HOUSTON — Local police are searching for a possible gunman after a doctor with United Methodist Hospital was fatally shot while riding his bicycle Friday morning in the Texas Medical Center, according to the Houston Police Department.
Houston Methodist Hospital has identified the victim as Dr. Mark Hausknecht, 65. The victim was a prominent cardiologist and specialist at the DeBakey Heart & Vascular Center. He was a longtime Houston Methodist-affiliated physician with nearly four decades of medical experience, hospital officials said.
Hauskneckt was reportedly riding northbound on Main Street near Holcomb Boulevard on his way to work when another cyclist riding a light-colored bike pulled alongside him around 8:50 a.m. The alleged suspect fired at least twice, hitting the victim.
"We originally thought we had a suspect, but that turned out not to be true," HPD Asst. Chief T. Finner said. "We're actively searching for a suspect now."
The doctor was taken to Ben Taub General Hospital, where he was later pronounced dead.
Police said the suspect is a man in his 30s, about 5-foot-10 and a slender build. He was wearing a gray warm-up jacket with khaki shorts, a tan baseball cap and glasses at the time. He's also clean shaven.
The police department has requested anyone living in the area near Southgate Boulevard at Travis Street check their surveillance cameras between 8:40 a.m. and 9 a.m. Homicide detectives are also reviewing surveillance cameras in the area.
"The most important thing is we have to look out for each other. If you see something, say something," Finner said.
Former President George H.W. Bush released a statement on the death of the well-respected doctor, sending his condolences to Hausknecht's family, friends and colleagues.
Anyone with information should call Crime Stoppers of Houston at 713-222-TIPS (8477) or the Houston Police Department homicide division directly at 713-308-3600.
"Mark was a fantastic cardiologist and a good man," Bush said. "I will always be grateful for his exceptional, compassionate care. His family is in our prayers."
— Jim McGrath (@jgm41) July 20, 2018
Houston Methodist Hospital officials released the following statement:
"[We're] very sorry to inform you that Dr. Mark Hausknecht (pronounced “House-Connect”), a cardiologist who was an important member of the Houston Methodist staff and the DeBakey Heart & Vascular Center, was tragically shot and killed this morning while riding his bicycle to work. Mark was a leader in the Houston Cardiovascular Associates and specialized in cardiovascular disease. He received his medical degree from Baylor College of Medicine and completed his residency and fellowship at The John Hopkins Hospital. He is a longtime Houston Methodist-affiliated physician and has been in practice for almost four decades.
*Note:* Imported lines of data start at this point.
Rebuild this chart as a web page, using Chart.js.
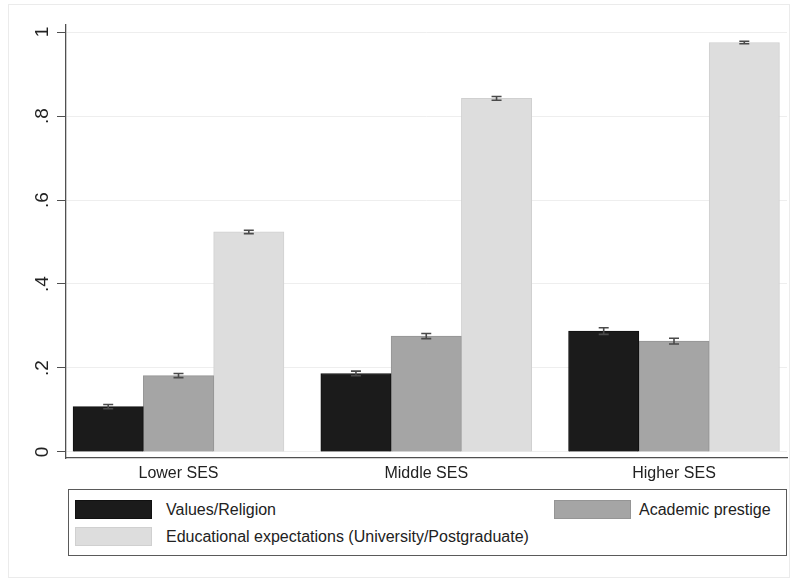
<!DOCTYPE html>
<html>
<head>
<meta charset="utf-8">
<script src="https://cdn.jsdelivr.net/npm/chart.js@4/dist/chart.umd.min.js"></script>
<style>
  html, body { margin: 0; padding: 0; background: #ffffff; }
  #wrap { position: relative; width: 795px; height: 582px; }
  #c { position: absolute; left: 0; top: 0; }
  #legend {
    position: absolute; left: 68px; top: 489px; width: 717px; height: 65px;
    border: 1px solid #5a5a5a; background: #fff;
    font-family: "Liberation Sans", Arial, sans-serif; font-size: 16px; color: #222;
  }
  .item { position: absolute; height: 19px; line-height: 19px; white-space: nowrap; }
  .key { position: absolute; top: 0; width: 77px; height: 19px; box-sizing: border-box; border: 1px solid; }
  .lbl { position: absolute; top: 0; }
</style>
</head>
<body>
<div id="wrap">
  <canvas id="c" width="795" height="582"></canvas>
  <div id="legend"></div>
</div>
<script>
// ---- data ----
const categories = ['Lower SES', 'Middle SES', 'Higher SES'];
const seriesNames = ['Values/Religion', 'Academic prestige', 'Educational expectations (University/Postgraduate)'];
const valuesReligion = [0.108, 0.187, 0.288];
const academicPrestige = [0.182, 0.276, 0.264];
const educationalExpectations = [0.524, 0.842, 0.975];
const ciReligion = [0.005, 0.0055, 0.008];
const ciPrestige = [0.005, 0.006, 0.007];
const ciExpectations = [0.004, 0.0045, 0.003];
const yTickValues = [0, 0.2, 0.4, 0.6, 0.8, 1];

const fills = ['#1b1b1b', '#a5a5a5', '#dddddd'];
const borders = ['#111111', '#959595', '#d0d0d0'];
const seriesValues = [valuesReligion, academicPrestige, educationalExpectations];
const seriesCI = [ciReligion, ciPrestige, ciExpectations];

Chart.defaults.font.family = '"Liberation Sans", Arial, sans-serif';
Chart.defaults.color = '#222';

const datasets = seriesValues.map((vals, s) => ({
  label: seriesNames[s],
  data: vals.map((v, i) => ({ x: i, y: v })),
  backgroundColor: fills[s],
  borderColor: borders[s],
  borderWidth: 1,
  barThickness: 70.3,
  ci: seriesCI[s]
}));

const frame = {
  id: 'frame',
  beforeDraw(chart) {
    const ctx = chart.ctx;
    ctx.save();
    ctx.fillStyle = '#ffffff';
    ctx.fillRect(0, 0, chart.width, chart.height);
    ctx.strokeStyle = '#ebebeb';
    ctx.lineWidth = 1;
    ctx.strokeRect(8.5, 4.5, 781, 573);
    ctx.restore();
  }
};

const errorBars = {
  id: 'errorBars',
  afterDatasetsDraw(chart) {
    const ctx = chart.ctx;
    const y = chart.scales.y;
    ctx.save();
    ctx.strokeStyle = '#4a4a4a';
    ctx.lineWidth = 1.6;
    chart.data.datasets.forEach((ds, di) => {
      const meta = chart.getDatasetMeta(di);
      meta.data.forEach((bar, i) => {
        const v = ds.data[i].y, e = ds.ci[i];
        const yTop = y.getPixelForValue(v + e);
        const yBot = y.getPixelForValue(v - e);
        const x = bar.x, hw = 5;
        ctx.beginPath();
        ctx.moveTo(x, yTop); ctx.lineTo(x, yBot);
        ctx.moveTo(x - hw, yTop); ctx.lineTo(x + hw, yTop);
        ctx.moveTo(x - hw, yBot); ctx.lineTo(x + hw, yBot);
        ctx.stroke();
      });
    });
    ctx.restore();
  }
};

new Chart(document.getElementById('c'), {
  type: 'bar',
  data: { datasets },
  options: {
    responsive: false,
    animation: false,
    layout: { padding: { left: 0, right: 8, top: 25, bottom: 84 } },
    plugins: { legend: { display: false }, tooltip: { enabled: false } },
    scales: {
      x: {
        type: 'linear',
        offset: false,
        min: -0.4541,
        max: 2.4561,
        afterBuildTicks: (s) => { s.ticks = categories.map((c, i) => ({ value: i })); },
        afterFit: (s) => { s.height = 40; },
        grid: { display: false, drawTicks: false, offset: false },
        border: { display: true, color: '#505050', width: 1.3 },
        ticks: {
          padding: 6,
          font: { size: 16 },
          color: '#222',
          maxRotation: 0,
          minRotation: 0,
          autoSkip: false,
          callback: (v) => categories[v]
        }
      },
      y: {
        min: -0.01429,
        max: 1.01667,
        afterBuildTicks: (s) => { s.ticks = yTickValues.map(v => ({ value: v })); },
        afterFit: (s) => { s.width = 66; },
        grid: { color: '#eeeeee', tickColor: '#505050', tickLength: 9, lineWidth: 1 },
        border: { display: true, color: '#505050', width: 1.3 },
        ticks: {
          font: { size: 19 },
          color: '#222',
          padding: 6,
          minRotation: 90,
          maxRotation: 90,
          crossAlign: 'center',
          callback: (v) => (v === 0 ? '0' : v === 1 ? '1' : v.toFixed(1).replace(/^0/, ''))
        }
      }
    }
  },
  plugins: [frame, errorBars]
});

// HTML legend built from series names
const legendPos = [
  { left: 6, top: 10, text: 97 },
  { left: 485, top: 10, text: 570 },
  { left: 6, top: 37, text: 97 }
];
const legend = document.getElementById('legend');
seriesNames.forEach((name, s) => {
  const p = legendPos[s];
  const item = document.createElement('div');
  item.className = 'item';
  item.style.left = '0px';
  item.style.top = p.top + 'px';
  const key = document.createElement('div');
  key.className = 'key';
  key.style.left = p.left + 'px';
  key.style.background = fills[s];
  key.style.borderColor = borders[s];
  const lbl = document.createElement('div');
  lbl.className = 'lbl';
  lbl.style.left = p.text + 'px';
  lbl.textContent = name;
  item.appendChild(key);
  item.appendChild(lbl);
  legend.appendChild(item);
});
</script>
</body>
</html>
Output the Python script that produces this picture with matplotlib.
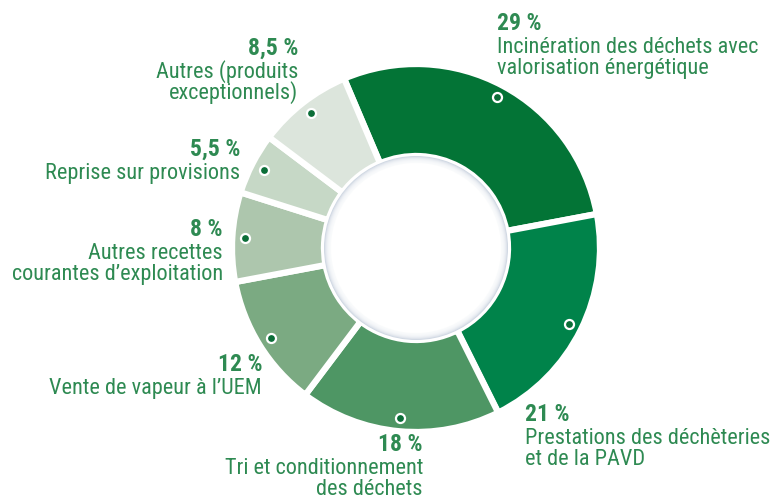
import matplotlib
matplotlib.use("Agg")
import numpy as np
import matplotlib.pyplot as plt
from matplotlib import font_manager
from matplotlib.patches import Circle

# data, clockwise from the top
values = [29, 21, 18, 12, 8, 5.5, 8.5]
pct_labels = ["29 %", "21 %", "18 %", "12 %", "8 %", "5,5 %", "8,5 %"]
names = [
    "Incinération des déchets avec\nvalorisation énergétique",
    "Prestations des déchèteries\net de la PAVD",
    "Tri et conditionnement\ndes déchets",
    "Vente de vapeur à l\u2019UEM",
    "Autres recettes\ncourantes d\u2019exploitation",
    "Reprise sur provisions",
    "Autres (produits\nexceptionnels)",
]
colors = ["#037436", "#00834A", "#4E9664", "#7BAA82", "#ADC6AD", "#C6D8C6", "#DCE5DC"]

installed = {f.name for f in font_manager.fontManager.ttflist}
family = "DejaVu Sans"
for cand in ["Roboto Condensed", "Liberation Sans Narrow", "Roboto"]:
    if cand in installed:
        family = cand
        break
plt.rcParams["font.family"] = [family, "DejaVu Sans"]

text_col = "#2E8A52"
W, H = 770, 499
fig = plt.figure(figsize=(W / 100, H / 100), dpi=100)
ax = fig.add_axes([0, 0, 1, 1])

cx, cy = 416, H - 248
R, r = 184, 92
start = 113

ax.pie(values, startangle=start, counterclock=False, radius=R, center=(cx, cy),
       colors=colors, wedgeprops=dict(width=R - r, edgecolor="white", linewidth=4.5))

# hole with a soft grey-blue rim fading to white
ax.add_patch(Circle((cx, cy), r, color="#D0D8E3", lw=0, zorder=3))
for i in range(1, 8):
    ax.add_patch(Circle((cx, cy), r - i * 0.9, color="white", alpha=0.3, lw=0, zorder=3))
ax.add_patch(Circle((cx, cy), r - 7, color="white", lw=0, zorder=3))

# markers at slice middles
total = sum(values)
cum = np.cumsum([0] + values)
for i, v in enumerate(values):
    mid = np.radians(start - (cum[i] + v / 2) / total * 360)
    ax.plot(cx + 171 * np.cos(mid), cy + 171 * np.sin(mid), "o", ms=6.5,
            mfc="#0B6E38", mec="white", mew=1.6, zorder=5)

# label anchors: x, baseline of the percent line (picture pixels), alignment
label_pos = [
    (497, 30, "left"),
    (525, 421, "left"),
    (423, 451, "right"),
    (262, 371, "right"),
    (223, 236, "right"),
    (240, 156, "right"),
    (298, 55, "right"),
]
for (x, y, ha), p, n in zip(label_pos, pct_labels, names):
    ax.text(x, H - y, p, ha=ha, va="baseline", fontsize=17, fontweight="bold", color=text_col)
    for j, line in enumerate(n.split("\n")):
        ax.text(x, H - (y + 23 + j * 21), line, ha=ha, va="baseline",
                fontsize=16, color=text_col)

ax.set_xlim(0, W)
ax.set_ylim(0, H)
ax.set_aspect("equal")
ax.axis("off")
fig.savefig("out.png", dpi=100)
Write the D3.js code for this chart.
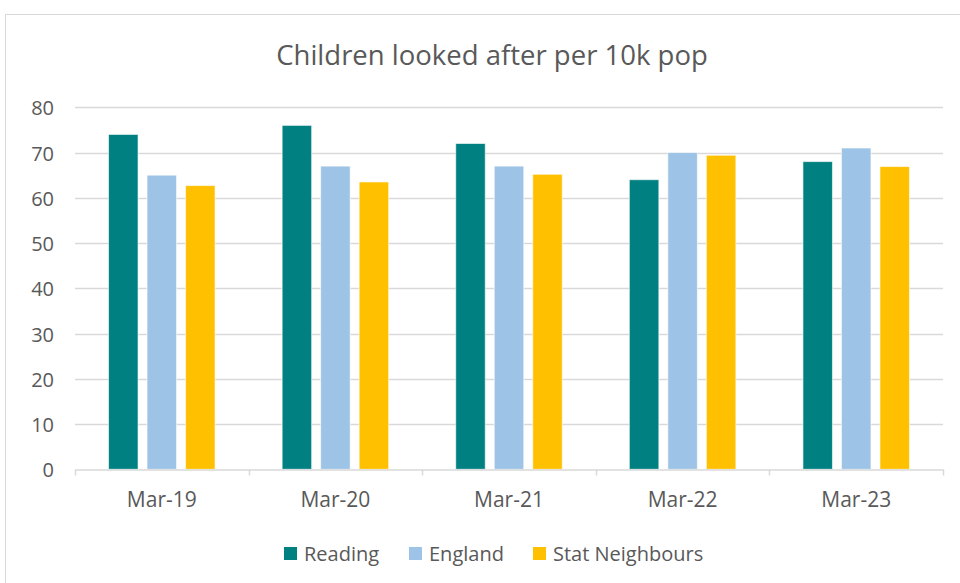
<!DOCTYPE html>
<html><head><meta charset="utf-8">
<script src="https://cdn.jsdelivr.net/npm/d3@7"></script>
<style>body{margin:0;background:#fff}svg{display:block}</style>
</head><body><svg id="c" width="960" height="583"></svg>
<script>
const categories = ["Mar-19","Mar-20","Mar-21","Mar-22","Mar-23"];
const seriesNames = ["Reading","England","Stat Neighbours"];
const reading = [74, 76, 72, 64, 68];
const england = [65, 67, 67, 70, 71];
const statNeighbours = [62.7, 63.5, 65.2, 69.4, 66.9];
const yTicks = [0,10,20,30,40,50,60,70,80];
const colors = ["#008080","#9DC3E6","#FFC000"];
const values = [reading, england, statNeighbours];

const svg = d3.select("#c");
const font = "'Open Sans', Lato, sans-serif";
const txt = "#595959";

svg.append("rect").attr("x",5.5).attr("y",14.5).attr("width",1000).attr("height",600)
  .attr("fill","#fff").attr("stroke","#D9D9D9").attr("stroke-width",1);

svg.append("text").attr("x",492).attr("y",65).attr("text-anchor","middle")
  .attr("font-family",font).attr("font-size",27.5).attr("fill",txt)
  .text("Children looked after per 10k pop");

const x = d3.scaleBand().domain(categories).range([75,943]);
const x1 = d3.scaleBand().domain(seriesNames).range([0,x.bandwidth()]).paddingInner(0.234).paddingOuter(0.871);
const y = d3.scaleLinear().domain([0,80]).range([469.3,107.3]);

// gridlines
svg.append("g").selectAll("line").data(yTicks.filter(d=>d>0)).join("line")
  .attr("x1",75).attr("x2",943).attr("y1",d=>Math.round(y(d))+0.5).attr("y2",d=>Math.round(y(d))+0.5)
  .attr("stroke","#D9D9D9").attr("stroke-width",1.5);

// y labels
const yAxis = d3.axisLeft(y).tickValues(yTicks).tickSize(0).tickPadding(0);
const ga = svg.append("g").attr("transform","translate(54,0)").call(yAxis);
ga.select(".domain").remove();
ga.selectAll("text").attr("font-family",font).attr("font-size",20).attr("fill",txt).attr("dy","0.38em");

// bars
const groups = svg.append("g").selectAll("g").data(seriesNames).join("g").attr("fill",(d,i)=>colors[i]);
groups.selectAll("rect").data((s,i)=>categories.map((c,j)=>({s,c,v:values[i][j]}))).join("rect")
  .attr("x",d=>x(d.c)+x1(d.s)).attr("width",x1.bandwidth())
  .attr("y",d=>y(d.v)).attr("height",d=>y(0)-y(d.v))
  .attr("stroke","#ffffff").attr("stroke-opacity",0.6).attr("stroke-width",1);

// x axis
const xAxis = d3.axisBottom(x).tickSize(0).tickPadding(0);
const gx = svg.append("g").attr("transform",`translate(0,${Math.round(y(0))+0.5})`).call(xAxis);
gx.select(".domain").attr("stroke","#D9D9D9").attr("stroke-width",1.5);
gx.selectAll("text").attr("font-family",font).attr("font-size",21).attr("fill",txt).attr("dy","1.8em");
const bounds = categories.map(c=>x(c)).concat([x.range()[1]]);
gx.append("g").selectAll("line").data(bounds).join("line")
  .attr("x1",d=>Math.round(d)+0.5).attr("x2",d=>Math.round(d)+0.5).attr("y1",0).attr("y2",6)
  .attr("stroke","#D9D9D9").attr("stroke-width",1.5);

// legend
const legendX = [284, 409, 533];
const lg = svg.append("g").selectAll("g").data(seriesNames).join("g")
  .attr("transform",(d,i)=>`translate(${legendX[i]},547)`);
lg.append("rect").attr("width",13).attr("height",13).attr("fill",(d,i)=>colors[i]);
lg.append("text").attr("x",20).attr("y",13.5).attr("font-family",font).attr("font-size",20).attr("fill",txt).text(d=>d);
</script></body></html>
His patients appreciated his kind bedside manner and the extra time he took to answer their questions and fully explain their condition and treatment. We will all miss seeing Mark in the hallways and seeing patients in the cath lab and CCU, where he was known as a compassionate physician with a phenomenal bed side manner. Our employees who worked with him said patients were so proud to call him their doctor.
Not only was he revered by his patients but Mark was highly regarded among his peers and colleagues. He was recently recognized as a Super Doctor, a listing of outstanding doctors who have attained a high degree of peer recognition or professional achievement.
We wish Mark’s family and friends peace and prayers as they cope with their loss."
Administrators at Memorial Hermann hospital, where Hausknecht also serviced patients, released the following statement:
"Memorial Hermann is deeply saddened by the tragic loss of Dr. Mark Hausknecht. Dr. Hausknecht was a talented, compassionate physician who provided excellent care to our patients, and he was a cherished friend to so many within the close-knit medical community that is the Texas Medical Center. During this difficult time, our thoughts and heartfelt condolences are with Dr. Hausknecht’s loved ones, his patients and his colleagues."